Così all’Università di Trento sono scomparsi tutti i termini al maschile. Un ribaltamento totale che va oltre l’uso della controversa “Schwa” perché, pur puntando all’inclusione, non lo fa attraverso un approccio neutro, come appunto la schwa, bensì riscrivendo tutto al femminile. Per cui, anche se il rettore sarà uomo, da oggi, si chiama “Rettora”.  Infatti all’Articolo 1 del Regolamento universitario si legge che “i termini femminili usati in questo testo si riferiscono a tutte le persone”.

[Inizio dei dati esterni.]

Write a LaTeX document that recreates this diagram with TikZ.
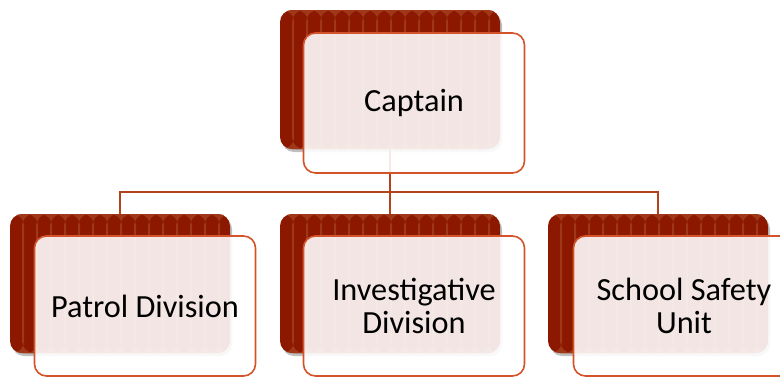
\documentclass[tikz,border=0pt]{standalone}
\usepackage{fontspec}
\setmainfont{Carlito}
\usetikzlibrary{shadows}
\definecolor{bkred}{HTML}{8C1800}
\definecolor{stripecol}{HTML}{9F3818}
\definecolor{edgeor}{HTML}{D5532A}
\definecolor{linecol}{HTML}{B2421C}
\begin{document}
\begin{tikzpicture}[x=1pt,y=-1pt,
  backbox/.style={rectangle, rounded corners=12pt, fill=bkred, inner sep=0pt,
    minimum width=220pt, minimum height=139pt,
    drop shadow={shadow xshift=2pt, shadow yshift=-3pt, opacity=0.25, fill=black},
    path picture={
      \foreach \i in {0,...,15}
        \fill[stripecol] ([xshift=12pt+\i*14pt]path picture bounding box.south west) rectangle ++(2.2pt,139pt);
    }},
  frontbox/.style={rectangle, rounded corners=12pt, draw=edgeor, line width=1.6pt,
    fill=white, fill opacity=0.89, text opacity=1, inner sep=0pt,
    minimum width=221pt, minimum height=140pt, align=center,
    font=\fontsize{32.3}{33.5}\selectfont},
  conn/.style={draw=linecol, line width=1.8pt}
]
\useasboundingbox (0,0) rectangle (780,381);
\clip (0,0) rectangle (780,381);
% back boxes
\node[backbox] (capB) at (390,79.5) {};
\node[backbox] (patB) at (120,283.5) {};
\node[backbox] (invB) at (390,283.5) {};
\node[backbox] (schB) at (658,283.5) {};
% connectors
\coordinate (bus) at (390,192);
\draw[conn] (capB.south) -- (bus);
\draw[conn] (patB.north) |- (bus) -| (schB.north);
\draw[conn] (bus) -- (invB.north);
% front boxes
\node[frontbox] (capF) at (414,103) {Captain};
\node[frontbox] (patF) at (145,306) {Patrol Division};
\node[frontbox] (invF) at (414,306) {Investigative\\Division};
\node[frontbox] (schF) at (684,306) {School Safety\\Unit};
\end{tikzpicture}
\end{document}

La novità è stata approvata dal Consiglio di amministrazione che, lo scorso 28 marzo, ha varato l’originale documento scritto usando il “femminile sovraesteso” per le cariche e i riferimenti di genere. E se qualcuno si chiede se l’amministrazione di UniTrento sia nelle mani di tutte donne, la risposta arriva del rettore, pardon rettrice Flavio Deflorian, che ha parlato di un atto simbolico per dimostrare parità di genere a partire dal “linguaggio dei nostri documenti”.